The reason greens are so keen on the rule is that it will serve as a permanent backstop to these existing barriers. Even if the market changes in unexpected ways — say, natural gas prices skyrocket, or there's a surge in demand — the carbon rule will prevent utilities from returning to new coal.

Naturally, greens would prefer the highest, strongest possible backstop, which is what CCS would represent.

The most important thing about the rule is that it doesn't delay the next rule

While EPA's carbon rules for new power plants are mostly a backstop, its carbon rules for existing plants (the Clean Power Plan) might actually have some bite. However, the latter rule cannot go into effect until the former does.

That means it's extremely important for NSPS to survive legal challenges and be implemented as soon as possible, so that the Clean Power Plan can be implemented while Obama is still president.

Worst case scenario: CCS stays in, it loses in court, and EPA is forced to start all over again on NSPS. That would delay the Clean Power Plan for years, possibly putting it in the hands of, say, President Rubio, who is unlikely to treat it with tender care.

EPA faces a choice here between environmental risk and legal risk. It may decide that the environmental benefits of including CCS are modest compared with the legal danger it poses to the rule.

If CCS goes, the standard will have to get weaker

If EPA dropped CCS from its list of "adequately demonstrated" systems of emission reduction, it would inevitably have to weaken the carbon standard for new coal plants, since CCS is the only way to meet the current standard of 1,100 pounds of CO2 per megawatt-hour.

But there is a fallback position. EPA could relax the standard to between 1,300 and 1,450 lbs/MWh, which is the average emission level of an integrated gasification combined-cycle (IGCC) coal plant. (The aforementioned Kemper plant is an IGCC plant with CCS added.)

An IGCC plant takes coal (or natural gas) and creates a purified syngas out of it, which it then burns to make power.
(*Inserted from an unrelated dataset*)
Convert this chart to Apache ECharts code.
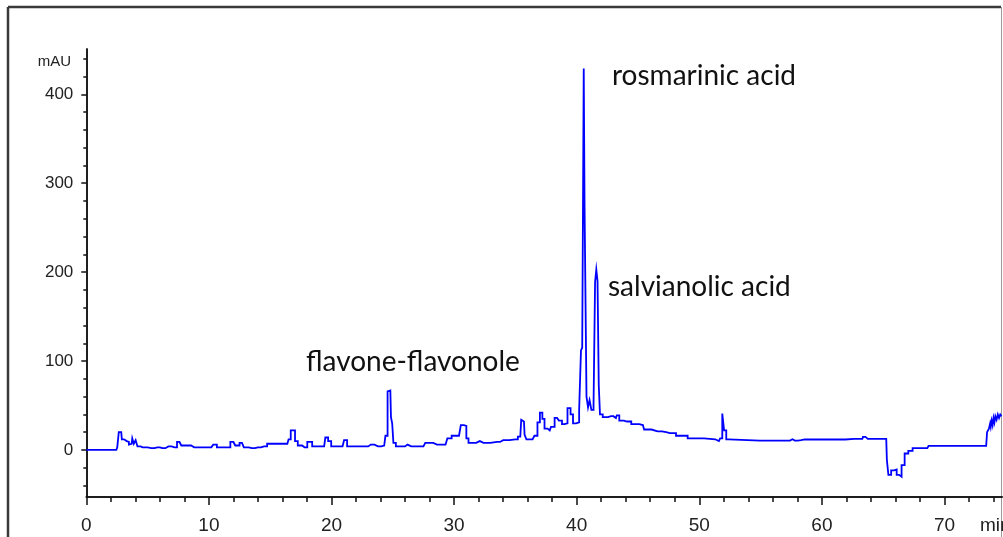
<!DOCTYPE html>
<html>
<head>
<meta charset="utf-8">
<script src="https://cdn.jsdelivr.net/npm/echarts@6/dist/echarts.min.js"></script>
<style>
  html, body { margin: 0; padding: 0; background: #fff; }
  #chart { width: 1003px; height: 537px; }
</style>
</head>
<body>
<div id="chart"></div>
<script>
// Retention time (min) and detector response (mAU) of the chromatogram trace
const retentionTime = [
  0, 2.45, 2.6, 2.7, 2.85, 2.95, 3.2, 3.4, 3.55, 3.7, 3.8, 3.95, 4.1, 4.25, 4.6, 5.0, 5.3, 5.8, 6.2, 6.7,
  7.2, 7.6, 7.9, 8.3, 8.8, 9.5, 10.2, 10.5, 10.8, 11.5, 12.0, 12.3, 12.7, 13.0, 13.5, 14.0, 14.5, 15.0, 15.8, 16.4,
  16.6, 16.75, 16.95, 17.1, 17.4, 17.8, 18.25, 18.6, 19.4, 19.6, 19.85, 20.1, 20.9, 21.15, 21.4, 22.8, 23.2, 23.5, 23.8, 24.3,
  24.5, 24.65, 24.8, 24.9, 25.0, 25.1, 25.4, 26.0, 26.2, 26.5, 27.5, 27.8, 28.3, 28.6, 29.3, 29.6, 30.0, 30.4, 30.7, 30.9,
  31.1, 31.25, 31.8, 32.1, 32.4, 33.5, 34.0, 35.0, 35.4, 35.55, 35.7, 35.8, 36.0, 36.4, 36.7, 36.9, 37.1, 37.3, 37.45, 37.8,
  38.0, 38.4, 38.7, 38.9, 39.1, 39.4, 39.6, 39.8, 40.1, 40.3, 40.4, 40.5, 40.55, 40.6, 40.68, 40.75, 40.85, 41.0, 41.1, 41.3,
  41.45, 41.55, 41.65, 41.75, 41.85, 41.95, 42.3, 42.8, 43.2, 43.35, 43.6, 44.1, 44.8, 45.4, 45.6, 46.6, 47.3, 47.6, 48.6, 49.5,
  51.3, 51.6, 51.8, 51.95, 52.1, 52.3, 52.5, 57.4, 57.6, 57.8, 58.3, 58.6, 61.9, 62.0, 63.3, 63.4, 63.7, 63.8, 65.25, 65.35,
  65.5, 65.8, 66.0, 66.2, 66.4, 66.6, 66.9, 67.2, 67.6, 68.6, 68.8, 73.4, 73.55, 73.7, 73.75, 73.8, 73.9, 73.95, 74.05, 74.1,
  74.2, 74.3, 74.4, 74.5, 74.6, 74.7
];
const absorbance = [
  0, 0, 3, 20, 20, 12, 10, 9, 6, 7, 13, 7, 11, 4, 3, 3, 2, 3, 2, 4,
  3, 9, 5, 5, 3, 3, 3, 6, 3, 3, 9, 5, 8, 3, 2, 3, 4, 7, 7, 7,
  12, 22, 22, 10, 5, 3, 9, 4, 4, 14, 10, 4, 4, 11, 4, 4, 6, 6, 4, 5,
  16, 66, 67, 37, 30, 8, 4, 4, 6, 4, 4, 8, 8, 6, 6, 13, 16, 16, 28, 27,
  13, 8, 8, 10, 8, 9, 11, 12, 15, 34, 32, 17, 12, 12, 16, 31, 42, 35, 24, 22,
  26, 36, 33, 29, 30, 47, 40, 30, 31, 45, 112, 115, 300, 429, 276, 276, 60, 48, 56, 45,
  52, 189, 203, 190, 73, 40, 37, 38, 36, 39, 33, 32, 29, 28, 23, 21, 20, 19, 16, 13,
  12, 10, 13, 41, 22, 12, 10.5, 10.5, 12, 10.5, 11, 11.8, 11.8, 12.4, 12.4, 14.7, 14.7, 12.4, 12.4, -11,
  -28, -23, -22, -28, -30, -17, -4, -1, 2, 2, 4.5, 4.5, 20, 24, 30, 26, 33, 28, 36, 31,
  38, 34, 40, 36, 40, 38
];

// Axis tick values
const xLabelTicks = [0, 10, 20, 30, 40, 50, 60, 70];
const xMinorTicks = [2, 4, 6, 8, 12, 14, 16, 18, 22, 24, 26, 28, 32, 34, 36, 38, 42, 44, 46, 48, 52, 54, 56, 58, 62, 64, 66, 68, 72, 74];
const yLabelTicks = [0, 100, 200, 300, 400];
const yMinorTicks = [-40, -20, 20, 40, 60, 80, 120, 140, 160, 180, 220, 240, 260, 280, 320, 340, 360, 380, 420, 440];

// Peak annotations
const peakNames = ['rosmarinic acid', 'salvianolic acid', 'flavone-flavonole'];

const trace = retentionTime.map((t, i) => [t, absorbance[i]]);

const X_MIN = 0, X_MAX = 74.7, Y_MIN = -52.9, Y_MAX = 451;
const tickFont = '"Liberation Sans Narrow", "Arial Narrow", "Liberation Sans", sans-serif';
const noteFont = 'Lato, "Open Sans", sans-serif';

function valueAxis(base) {
  return Object.assign({
    type: 'value',
    splitLine: { show: false },
    axisLine: { show: true, onZero: false, lineStyle: { color: '#111', width: 1.5 } }
  }, base);
}

const chart = echarts.init(document.getElementById('chart'), null, { renderer: 'canvas' });

chart.setOption({
  animation: false,
  backgroundColor: '#fff',
  grid: { left: 86.3, right: 0.9, top: 49, bottom: 40, containLabel: false },
  xAxis: [
    valueAxis({
      min: X_MIN, max: X_MAX,
      axisTick: { show: true, customValues: xLabelTicks, length: 8, lineStyle: { color: '#111', width: 1.5 } },
      axisLabel: { show: true, customValues: xLabelTicks, margin: 19, color: '#222', fontFamily: tickFont, fontSize: 19 }
    }),
    valueAxis({
      min: X_MIN, max: X_MAX, position: 'bottom',
      axisTick: { show: true, customValues: xMinorTicks, length: 5, lineStyle: { color: '#111', width: 1.5 } },
      axisLabel: { show: false }
    })
  ],
  yAxis: [
    valueAxis({
      min: Y_MIN, max: Y_MAX,
      axisTick: { show: true, customValues: yLabelTicks, length: 5, lineStyle: { color: '#111', width: 1.5 } },
      axisLabel: { show: true, customValues: yLabelTicks, margin: 13, color: '#222', fontFamily: tickFont, fontSize: 17 }
    }),
    valueAxis({
      min: Y_MIN, max: Y_MAX, position: 'left',
      axisTick: { show: true, customValues: yMinorTicks, length: 3, lineStyle: { color: '#111', width: 1.5 } },
      axisLabel: { show: false }
    })
  ],
  series: [{
    type: 'line',
    data: trace,
    xAxisIndex: 0,
    yAxisIndex: 0,
    step: 'middle',
    showSymbol: false,
    symbol: 'none',
    clip: true,
    lineStyle: { color: '#0000ff', width: 1.8, join: 'miter' }
  }],
  graphic: [
    // outer frame
    { type: 'line', shape: { x1: 8, y1: 7, x2: 8, y2: 537 }, style: { stroke: '#3a3a3a', lineWidth: 2.5 } },
    { type: 'line', shape: { x1: 8, y1: 7, x2: 1001, y2: 7 }, style: { stroke: '#3a3a3a', lineWidth: 2.5 } },
    { type: 'line', shape: { x1: 1001.5, y1: 7, x2: 1001.5, y2: 537 }, style: { stroke: '#9a9a9a', lineWidth: 1 } },
    // axis units
    { type: 'text', x: 71, y: 62, style: { text: 'mAU', font: '15px ' + tickFont, fill: '#222', textAlign: 'right', textVerticalAlign: 'middle' } },
    { type: 'text', x: 980, y: 526, style: { text: 'min', font: '19px ' + tickFont, fill: '#222', textAlign: 'left', textVerticalAlign: 'middle' } },
    // peak names
    { type: 'text', x: 612, y: 76, style: { text: peakNames[0], font: '28px ' + noteFont, fill: '#111', textAlign: 'left', textVerticalAlign: 'middle' } },
    { type: 'text', x: 608, y: 287, style: { text: peakNames[1], font: '28px ' + noteFont, fill: '#111', textAlign: 'left', textVerticalAlign: 'middle' } },
    { type: 'text', x: 306, y: 362, style: { text: peakNames[2], font: '28px ' + noteFont, fill: '#111', textAlign: 'left', textVerticalAlign: 'middle' } }
  ]
});
</script>
</body>
</html>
Not only are IGCC plants more efficient than standard coal plants, but they also have environmental advantages: pollutants, including sulfur dioxide and in some cases carbon dioxide, are removed from the liquid fuel pre-combustion, which is a much more efficient process than removing them from post-combustion flue gas. So while CCS would add to the cost of an IGCC coal plant, it would add less than it would add to the cost of a traditional pulverized coal plant. For this reason, IGCC is often referred to as "CCS-ready." (A friend used to joke that it was like calling his driveway "Lamborghini-ready.")
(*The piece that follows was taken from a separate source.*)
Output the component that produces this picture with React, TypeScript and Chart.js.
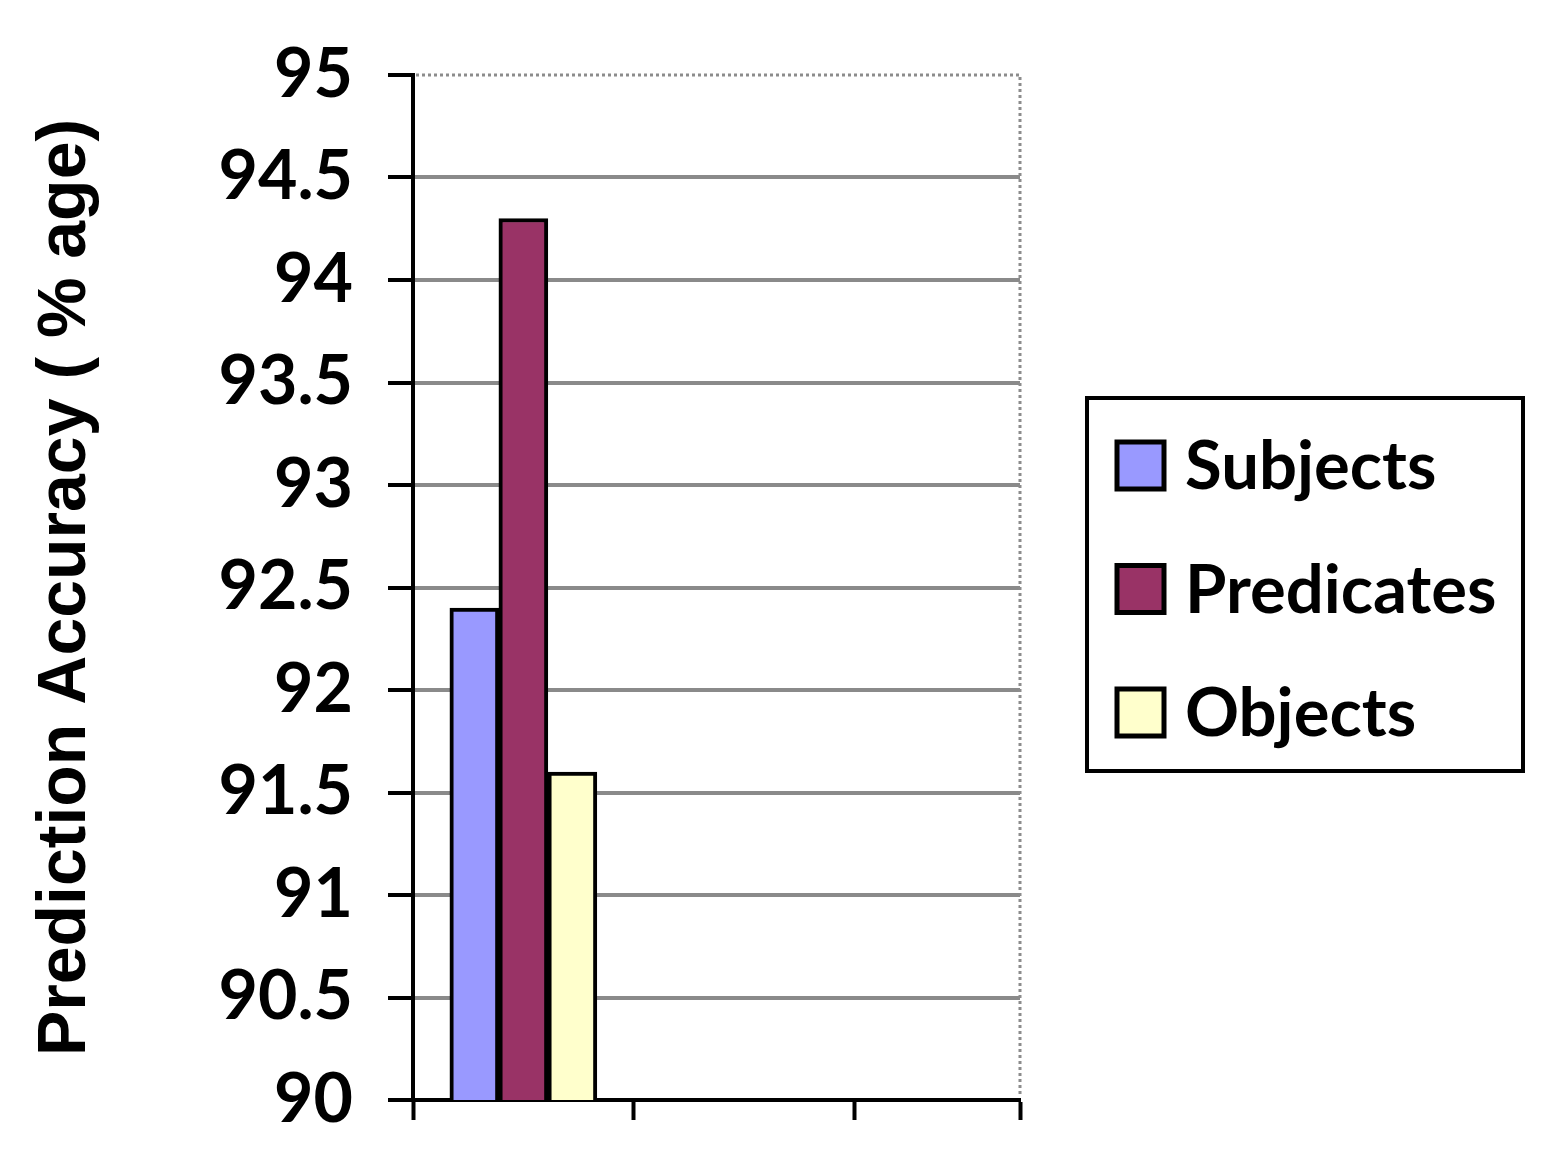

IGCC coal plants aren't exactly popular — there are only two operational in the US, and like every IGCC plant in the world, they are heavily subsidized by the government. And they aren't cheap — their capital costs are much higher than a comparable natural gas combined-cycle plant. But at least IGCC is adequately demonstrated.
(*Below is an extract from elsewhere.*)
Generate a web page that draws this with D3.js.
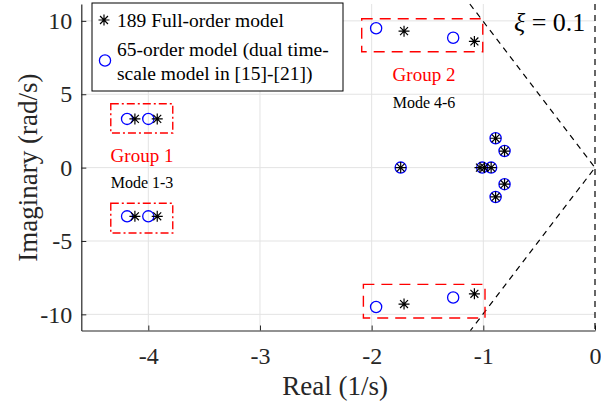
<!DOCTYPE html>
<html>
<head>
<meta charset="utf-8">
<script src="https://cdn.jsdelivr.net/npm/d3@7"></script>
<style>
  body { margin: 0; background: #fff; }
  svg { display: block; font-family: "Liberation Serif", "Times New Roman", serif; }
</style>
</head>
<body>
<div id="chart"></div>
<script>
// eigenvalues, 189 full-order model (asterisks)
const fullRe = [-4.12, -3.92, -4.12, -3.92, -1.71, -1.08, -1.71, -1.08, -1.74, -1.03, -0.99, -0.93, -0.89, -0.81, -0.81, -0.89];
const fullIm = [3.32, 3.32, -3.32, -3.32, 9.3, 8.6, -9.3, -8.6, 0, 0, 0, 0, 2.0, 1.13, -1.13, -2.0];
// eigenvalues, 65-order model (circles)
const redRe = [-4.19, -4.0, -4.19, -4.0, -1.96, -1.27, -1.96, -1.27, -1.74, -1.01, -0.93, -0.89, -0.81, -0.81, -0.89];
const redIm = [3.32, 3.32, -3.32, -3.32, 9.5, 8.85, -9.5, -8.85, 0, 0, 0, 2.0, 1.13, -1.13, -2.0];

const xTicks = [-4, -3, -2, -1, 0];
const yTicks = [-10, -5, 0, 5, 10];
const xi = 0.1;

const width = 601, height = 407;
const margin = { left: 81.3, right: 6, top: 4, bottom: 76.5 };

const x = d3.scaleLinear().domain([-4.6, 0]).range([margin.left, width - margin.right]);
const y = d3.scaleLinear().domain([-11.1, 11.15]).range([height - margin.bottom, margin.top]);

const svg = d3.select('#chart').append('svg')
    .attr('width', width)
    .attr('height', height);

// grid
svg.append('g')
  .selectAll('line')
    .data(xTicks.slice(0, -1))
  .enter().append('line')
    .attr('x1', d => x(d)).attr('x2', d => x(d))
    .attr('y1', y.range()[0]).attr('y2', y.range()[1])
    .attr('stroke', '#e3e3e3');
svg.append('g')
  .selectAll('line')
    .data(yTicks)
  .enter().append('line')
    .attr('x1', x.range()[0]).attr('x2', x.range()[1])
    .attr('y1', d => y(d)).attr('y2', d => y(d))
    .attr('stroke', '#e3e3e3');

// axes (ticks inside, plain hyphen minus like matlab)
const fmt = d => String(d);
const xAxis = svg.append('g')
    .attr('transform', `translate(0,${y.range()[0]})`)
    .call(d3.axisBottom(x).tickValues(xTicks).tickFormat(fmt).tickSizeInner(-5).tickSizeOuter(0).tickPadding(16));
const yAxis = svg.append('g')
    .attr('transform', `translate(${x.range()[0]},0)`)
    .call(d3.axisLeft(y).tickValues(yTicks).tickFormat(fmt).tickSizeInner(-5).tickSizeOuter(0).tickPadding(9));
[xAxis, yAxis].forEach(a => {
  a.select('.domain').attr('stroke', '#262626').attr('stroke-width', 1.2);
  a.selectAll('.tick line').attr('stroke', '#262626');
  a.selectAll('.tick text')
      .attr('font-family', '"Liberation Serif", serif')
      .attr('font-size', 24)
      .attr('fill', '#262626');
});

svg.append('text')
    .attr('x', (x.range()[0] + x.range()[1]) / 2 - 3)
    .attr('y', 395)
    .attr('text-anchor', 'middle')
    .attr('font-size', 27)
    .attr('fill', '#262626')
    .text('Real (1/s)');
svg.append('text')
    .attr('transform', `translate(37,${y(0)}) rotate(-90)`)
    .attr('text-anchor', 'middle')
    .attr('font-size', 27)
    .attr('fill', '#262626')
    .text('Imaginary (rad/s)');

// damping line and imaginary axis
const ymax = y.domain()[1], ymin = y.domain()[0];
const k = xi / Math.sqrt(1 - xi * xi);
const dampLine = [[-ymax * k, ymax], [0, 0], [ymin * k, ymin]];
svg.append('path')
    .attr('d', d3.line().x(d => x(d[0])).y(d => y(d[1]))(dampLine))
    .attr('fill', 'none')
    .attr('stroke', '#000')
    .attr('stroke-width', 1.2)
    .attr('stroke-dasharray', '6,5');
svg.append('line')
    .attr('x1', x(0)).attr('x2', x(0))
    .attr('y1', y(ymax)).attr('y2', y(ymin))
    .attr('stroke', '#000')
    .attr('stroke-width', 1.2)
    .attr('stroke-dasharray', '6,5');

svg.append('text')
    .attr('x', 514)
    .attr('y', 31)
    .attr('font-size', 26)
    .attr('fill', '#000')
    .html('<tspan font-style="italic">ξ</tspan> = 0.1');

// group boxes
const boxes = [
  { x0: -4.336, x1: -3.781, y0: 2.36, y1: 4.35, dash: '8,3,2,3' },
  { x0: -4.336, x1: -3.781, y0: -4.46, y1: -2.43, dash: '8,3,2,3' },
  { x0: -2.089, x1: -1.005, y0: 7.9, y1: 10.14, dash: '11,7' },
  { x0: -2.074, x1: -0.985, y0: -10.25, y1: -7.96, dash: '11,7' }
];
svg.append('g')
  .selectAll('rect')
    .data(boxes)
  .enter().append('rect')
    .attr('x', d => x(d.x0))
    .attr('y', d => y(d.y1))
    .attr('width', d => x(d.x1) - x(d.x0))
    .attr('height', d => y(d.y0) - y(d.y1))
    .attr('fill', 'none')
    .attr('stroke', '#ff0000')
    .attr('stroke-width', 1.4)
    .attr('stroke-dasharray', d => d.dash);

const labels = [
  { t: 'Group 1', cx: 142, by: 162, size: 19, fill: '#ff0000' },
  { t: 'Mode 1-3', cx: 142, by: 188, size: 16, fill: '#000' },
  { t: 'Group 2', cx: 424, by: 81, size: 19, fill: '#ff0000' },
  { t: 'Mode 4-6', cx: 424, by: 108, size: 16, fill: '#000' }
];
svg.append('g')
  .selectAll('text')
    .data(labels)
  .enter().append('text')
    .attr('x', d => d.cx)
    .attr('y', d => d.by)
    .attr('text-anchor', 'middle')
    .attr('font-size', d => d.size)
    .attr('fill', d => d.fill)
    .text(d => d.t);

// markers
const asterisk = (g, s) => {
  const r = s / 2, q = r * 0.72;
  g.append('path')
      .attr('d', `M${-r},0H${r}M0,${-r}V${r}M${-q},${-q}L${q},${q}M${-q},${q}L${q},${-q}`)
      .attr('stroke', '#000')
      .attr('stroke-width', 1.2)
      .attr('fill', 'none');
};

svg.append('g')
  .selectAll('circle')
    .data(redRe.map((d, i) => [d, redIm[i]]))
  .enter().append('circle')
    .attr('cx', d => x(d[0]))
    .attr('cy', d => y(d[1]))
    .attr('r', 5.6)
    .attr('fill', 'none')
    .attr('stroke', '#0000ff')
    .attr('stroke-width', 1.3);

svg.append('g')
  .selectAll('g')
    .data(fullRe.map((d, i) => [d, fullIm[i]]))
  .enter().append('g')
    .attr('transform', d => `translate(${x(d[0])},${y(d[1])})`)
    .each(function () { asterisk(d3.select(this), 11); });

// legend
const legend = svg.append('g');
legend.append('rect')
    .attr('x', 92).attr('y', 3)
    .attr('width', 251).attr('height', 88)
    .attr('fill', '#fff')
    .attr('stroke', '#000')
    .attr('stroke-width', 1);
asterisk(legend.append('g').attr('transform', 'translate(104,20)'), 11);
legend.append('circle')
    .attr('cx', 105).attr('cy', 60.5).attr('r', 5.6)
    .attr('fill', 'none').attr('stroke', '#0000ff').attr('stroke-width', 1.3);
legend.append('text')
    .attr('x', 117).attr('y', 27)
    .attr('font-size', 19.5)
    .text('189 Full-order model');
legend.append('text')
    .attr('x', 117).attr('y', 56)
    .attr('font-size', 19.5)
    .text('65-order model (dual time-');
legend.append('text')
    .attr('x', 117).attr('y', 80)
    .attr('font-size', 19.5)
    .text('scale model in [15]-[21])');
</script>
</body>
</html>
(Side note: a top-of-the-line conventional coal plant, i.e., an ultra-super-critical pulverized coal plant, emits around 1,600 to 1,700 lbs/MWh. But it could conceivably meet the IGCC emission standard by "co-firing" coal with natural gas or biomass. That would make it as expensive as IGCC, though, so kind of pointless.)

Much ado about possibly nothing

Again, this is all based on a single, unnamed source, so don't get too excited. (I know what all these acronyms do to you. Settle.) Enviros involved in the rulemaking process say they haven't heard anything about it and doubt that it's true.

So we'll wait and see. The final rule is due out in August, and there's sure to be plenty more to say about it then.